Second, the FAF seems to have this idea that two separate sets of GAAP – one for Private companies and one for Public companies – is a bad thing and “is not a desired outcome.”  I disagree. Two sets of GAAP is exactly the desired outcome. If you think that would cause all sorts of problems you need to take a look at the rest of the world.  Most countries, in addition to adopting IFRS, also now have two separate sets of GAAP.  Two sets of GAAP not only works, it often works better that one set of GAAP that satisfies no one.

Finally, as a public company employee I think it’s time for the public companies to get a little selfish about the FASB.  The Sarbanes-Oxley Act changed the funding for FASB so that it comes from fees paid solely by public companies.  As such, I think it only appropriate that the FASB focus on public company issues. We should get something for paying the freight.

Private Company Standards are sure to be a major topic at the AICPA Council meeting this week, so I’ll provide you a further update on this important topic along with other items of interest discussed at the Council meeting in my next blog.


IFRS Conference

I just had the privilege of attending the AICPA IFRS Conference in Boston last week.  There was an awesome lineup of speakers.  Topics ranged from SEC enforcement of unreconciled IFRS financials to detailed discussion with FASB and IASB staff members on the leasing and revenue recognition proposals.  I wanted to take a moment to highlight a few of my observations from the meeting.

  1.  No one seems to think that SEC convergence/endorsement proposal is the best way to implement IFRS, but everyone seems resigned to the fact that it is probably the only political way to get the U.S. to IFRS over time.
  2. The Chairs of the IASB and FASB are not ivory tower purest.  One of the highlights of the meeting was when Hans Hoorgervorst stated he really wasn’t sure what OCI (Other Comprehensive Income) was and Leslie Siedman said she did know what it was and proceeded to explain that OCI was the place to offset changes in the balance sheet that weren’t part of net income.  Not exactly a principles based answer – but it is honest.   
  3. The slow down of the MOU projects will not impact the timing of a decision from the SEC on IFRS.  This was repeated several times by many speakers including representatives of the SEC, the FASB and the IASB.
  4. IFRS is already here in the U.S.  There are many foreign subsidiaries that are already reporting and being audited under IFRS.  In addition, many companies still reporting under U.S. GAAP are dealing with lots of subsidiaries (IBM reported their number is 57 and growing) keeping their books under IFRS.  Users are comparing U.S. GAAP based companies with IFRS based companies every day when making investment decisions. 
  5. Converting to IFRS will not be a simple exercise for U.S. companies.  Our accounting processes are just that – very processed based.  How to account for something is decided at a high level and the rest of the staff often then just does what they are told.  Under IFRS, judgment will have to pushed down much further into finance organizations.  This has implications on internal Controls (can we say SOX 404), the need for training on how to make decisions, not just how to process transactions, and documentation of decisions which will be much more extensive under IFRS.
  6. After almost 40 years, the future of the FASB is very cloudy.  What will be there role in private company standards?  What will be there role in public company standards? Do they even have a reason for continued existence 5 years from now? 

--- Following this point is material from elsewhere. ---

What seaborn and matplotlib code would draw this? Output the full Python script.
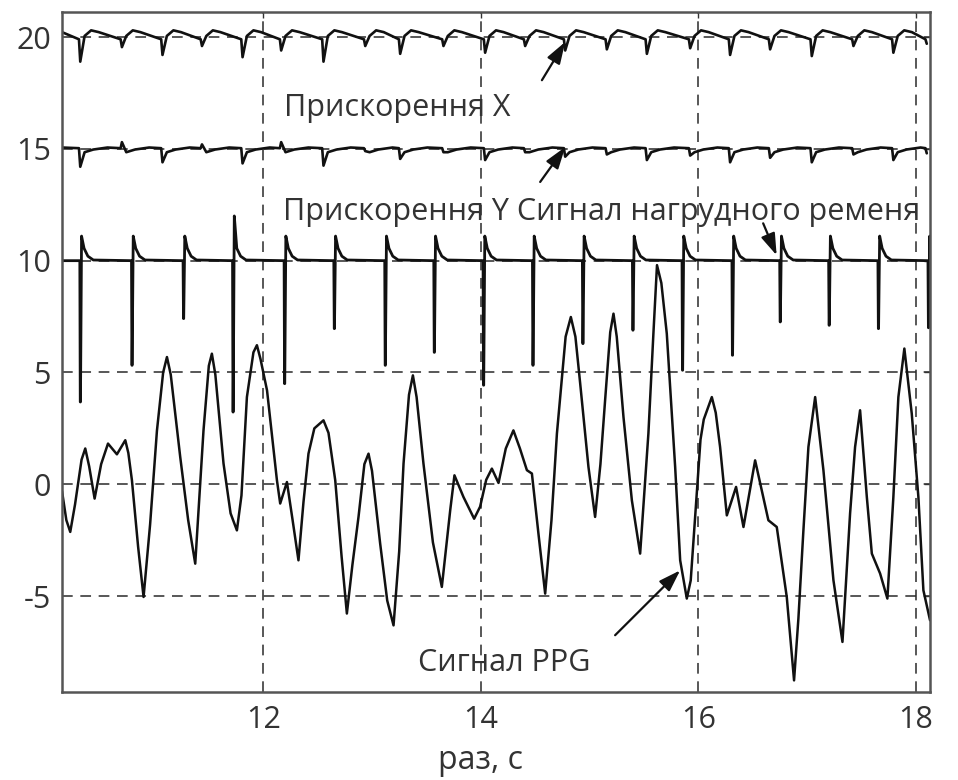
import matplotlib
matplotlib.use("Agg")
import matplotlib.pyplot as plt
import seaborn as sns
import pandas as pd
import numpy as np

# ---------------- data ----------------
# PPG signal: time (s), amplitude
ppg_t = [10.15, 10.19, 10.226, 10.27, 10.33, 10.364, 10.40, 10.45, 10.51, 10.573,
         10.655, 10.732, 10.76, 10.793, 10.85, 10.90, 10.96, 11.023, 11.08, 11.115,
         11.15, 11.237, 11.31, 11.375, 11.451, 11.50, 11.528, 11.56, 11.635, 11.70,
         11.758, 11.80, 11.85, 11.91, 11.942, 11.975, 12.035, 12.126, 12.156, 12.218,
         12.27, 12.324, 12.37, 12.416, 12.47, 12.554, 12.60, 12.662, 12.72, 12.769,
         12.82, 12.876, 12.93, 12.968, 13.00, 13.075, 13.14, 13.198, 13.25, 13.29,
         13.34, 13.376, 13.41, 13.473, 13.56, 13.642, 13.719, 13.758, 13.841, 13.939,
         13.994, 14.05, 14.102, 14.163, 14.23, 14.30, 14.36, 14.424, 14.47, 14.53,
         14.592, 14.65, 14.70, 14.78, 14.828, 14.87, 14.914, 14.99, 15.051, 15.10,
         15.143, 15.19, 15.22, 15.25, 15.312, 15.389, 15.465, 15.541, 15.587, 15.62,
         15.66, 15.71, 15.787, 15.833, 15.894, 15.93, 15.97, 16.02, 16.05, 16.124,
         16.16, 16.2, 16.262, 16.347, 16.415, 16.522, 16.644, 16.721, 16.813, 16.88,
         16.92, 16.966, 17.012, 17.074, 17.15, 17.242, 17.325, 17.395, 17.441, 17.487,
         17.549, 17.595, 17.671, 17.738, 17.793, 17.839, 17.894, 17.962, 18.023, 18.069,
         18.13]
ppg_v = [-0.3, -1.6, -2.13, -0.9, 1.1, 1.6, 0.8, -0.64, 0.9, 1.82,
         1.34, 1.97, 1.4, 0.18, -2.8, -5.04, -1.8, 2.4, 5.0, 5.69,
         4.9, 1.22, -1.6, -3.55, 2.41, 5.3, 5.84, 4.9, 0.93, -1.3,
         -2.06, -0.5, 3.9, 5.9, 6.22, 5.6, 4.2, 0.18, -0.86, 0.10,
         -1.6, -3.40, -0.8, 1.37, 2.5, 2.86, 2.3, 0.18, -3.2, -5.78,
         -3.6, -1.46, 0.9, 1.37, 0.6, -2.65, -5.2, -6.31, -3.0, 0.93,
         4.0, 4.87, 3.9, 0.93, -2.6, -4.59, -1.16, 0.40, -0.57, -1.54,
         -1.0, 0.2, 0.70, 0.06, 1.6, 2.41, 1.6, 0.63, 0.48, -2.2,
         -4.89, -1.6, 2.27, 6.6, 7.48, 6.6, 4.5, 0.77, -1.46, 0.9,
         3.76, 6.8, 7.63, 6.6, 3.0, -0.72, -3.10, 2.27, 6.74, 9.8,
         9.0, 6.74, 0.77, -3.4, -5.11, -4.3, -1.5, 2.0, 2.9, 3.9,
         3.2, 1.67, -1.39, -0.12, -1.91, 1.07, -1.61, -1.91, -5.04, -8.77,
         -6.0, -2.06, 1.67, 3.9, 0.63, -4.29, -7.05, -1.31, 1.67, 3.31,
         -0.57, -3.10, -3.99, -5.11, -0.57, 3.9, 6.07, 3.16, -0.57, -4.74,
         -6.08]

# Chest strap signal: beat times, spike bottoms, spike tops
strap_t = [10.318, 10.793, 11.267, 11.722, 12.196, 12.653, 13.121, 13.572, 14.025,
           14.479, 14.938, 15.398, 15.854, 16.313, 16.752, 17.202, 17.655, 18.115]
strap_low = [3.68, 5.32, 7.41, 3.23, 4.50, 6.96, 5.32, 5.90, 4.43,
             5.32, 6.29, 6.89, 5.10, 5.77, 7.26, 7.11, 6.96, 7.0]
strap_high = [11.1, 11.1, 11.1, 12.0, 11.1, 11.1, 11.1, 11.1, 11.1,
              11.1, 11.1, 11.1, 11.1, 11.1, 11.1, 11.1, 11.1, 11.1]
strap_base = 10.0
strap_decay_dt = [0.012, 0.035, 0.07, 0.12]
strap_decay_v = [None, 10.55, 10.2, 10.03]

# Accelerometer traces: dip times and dip values
acc_t = [10.318, 10.701, 11.074, 11.437, 11.81, 12.165, 12.554, 12.938, 13.259,
         13.657, 14.040, 14.408, 14.776, 15.159, 15.527, 15.925, 16.292, 16.66,
         17.043, 17.426, 17.793, 18.1]
accx_dip = [18.9, 19.55, 19.2, 19.6, 19.1, 19.4, 18.9, 19.6, 19.25, 19.6, 19.3,
            19.6, 19.4, 19.45, 19.25, 19.5, 19.2, 19.45, 19.15, 19.6, 19.3, 19.7]
accy_dip = [14.2, 15.3, 14.4, 15.2, 14.35, 15.3, 14.25, 14.9, 14.55, 14.85, 14.5,
            14.85, 14.65, 14.75, 14.5, 14.7, 14.4, 14.6, 14.4, 14.75, 14.5, 14.8]
accx_dt = [0.04, 0.10, 0.17]
accx_v = [20.05, 20.3, 20.22]
accx_pre = 19.9
accy_dt = [0.04, 0.12, 0.25]
accy_v = [14.85, 14.97, 15.06]
accy_pre = 15.03

x_start, x_end = 10.15, 18.13
x_ticks = [12, 14, 16, 18]
y_ticks = [-5, 0, 5, 10, 15, 20]
x_label = "раз, с"
label_x = "Прискорення X"
label_y = "Прискорення Y Сигнал нагрудного ременя"
label_ppg = "Сигнал PPG"

# ---------------- build series ----------------
def build_strap():
    tt, vv = [x_start], [strap_base]
    for ts, lo, hi in zip(strap_t, strap_low, strap_high):
        tt += [ts - 0.004, ts, ts + 0.002]
        vv += [strap_base, lo, lo]
        for dt, v in zip(strap_decay_dt, strap_decay_v):
            tt.append(ts + dt)
            vv.append(hi if v is None else v)
    tt.append(x_end)
    vv.append(strap_base)
    return tt, vv

def build_acc(dips, dts, vals, pre):
    tt, vv = [x_start], [vals[-1]]
    for i, (td, d) in enumerate(zip(acc_t, dips)):
        tt += [td - 0.012, td]
        vv += [pre, d]
        nxt = acc_t[i + 1] if i + 1 < len(acc_t) else x_end + 0.3
        for dt, v in zip(dts, vals):
            if td + dt < nxt - 0.03:
                tt.append(td + dt)
                vv.append(v)
    return tt, vv

st, sv = build_strap()
xt, xv = build_acc(accx_dip, accx_dt, accx_v, accx_pre)
yt, yv = build_acc(accy_dip, accy_dt, accy_v, accy_pre)

frames = []
for name, t, v in [("ppg", ppg_t, ppg_v), ("strap", st, sv), ("accx", xt, xv), ("accy", yt, yv)]:
    df = pd.DataFrame({"t": t, "v": v})
    df = df[(df.t >= x_start) & (df.t <= x_end)]
    df["series"] = name
    frames.append(df)
data = pd.concat(frames, ignore_index=True)

# ---------------- plot ----------------
sns.set_theme(style="white")
plt.rcParams['font.family'] = ['Open Sans', 'DejaVu Sans']
plt.rcParams['axes.unicode_minus'] = False

fig = plt.figure(figsize=(9.58, 7.8), dpi=100)
ax = fig.add_axes([0.0647, 0.1128, 0.9061, 0.8718])

for name, lw in [("ppg", 1.8), ("strap", 2.0), ("accx", 1.9), ("accy", 1.9)]:
    sub = data[data.series == name]
    sns.lineplot(data=sub, x="t", y="v", ax=ax, color="#111111", lw=lw,
                 estimator=None, sort=False, legend=False)

ax.set_xlim(x_start, x_end)
ax.set_ylim(-9.29, 21.12)
ax.set_xticks(x_ticks)
ax.set_yticks(y_ticks)
ax.grid(True, linestyle=(0, (7, 5)), color="#2a2a2a", lw=1.1)
ax.set_axisbelow(True)
for s in ax.spines.values():
    s.set_color("#555555")
    s.set_linewidth(1.8)
ax.tick_params(axis="both", labelsize=22, colors="#333333", direction="in",
               length=4, width=1, top=True, right=True)
ax.tick_params(axis="x", pad=9)
ax.tick_params(axis="y", pad=8)
ax.set_xlabel(x_label, fontsize=23, color="#333333", va="center")
ax.xaxis.set_label_coords(0.482, -0.1)
ax.set_ylabel("")

txt_kw = dict(fontsize=22, color="#333333", va="center", ha="left")
ax.text(12.19, 16.82, label_x, **txt_kw)
ax.text(12.18, 12.16, label_y, clip_on=False, **txt_kw)
ax.text(13.425, -8.0, label_ppg, **txt_kw)

arrow_kw = dict(arrowstyle="-|>,head_length=0.6,head_width=0.2", color="#111111",
                lw=1.6, mutation_scale=22, shrinkA=0, shrinkB=0)
ax.annotate("", xy=(14.776, 19.78), xytext=(14.562, 18.07), arrowprops=arrow_kw)
ax.annotate("", xy=(14.776, 15.08), xytext=(14.546, 13.52), arrowprops=arrow_kw)
ax.annotate("", xy=(16.72, 10.24), xytext=(16.596, 11.67), arrowprops=arrow_kw)
ax.annotate("", xy=(15.833, -3.85), xytext=(15.235, -6.75), arrowprops=arrow_kw)

fig.savefig("out.png", dpi=100)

There were many other topics covered, but I think this gives you a flavor of what was covered. One of the great things about speaking English is it is the language of business across the world.  We don’t have to learn French, German, Chinese or Japanese to conduct business in the world.  IFRS is no longer becoming – it is – the world wide financial language for business.   While sharing many “words” with U.S. GAAP, it is a different language and even if the U.S. takes a slow road to adoption, learning the language is a must for any CPA that wants to be able to converse in the business world.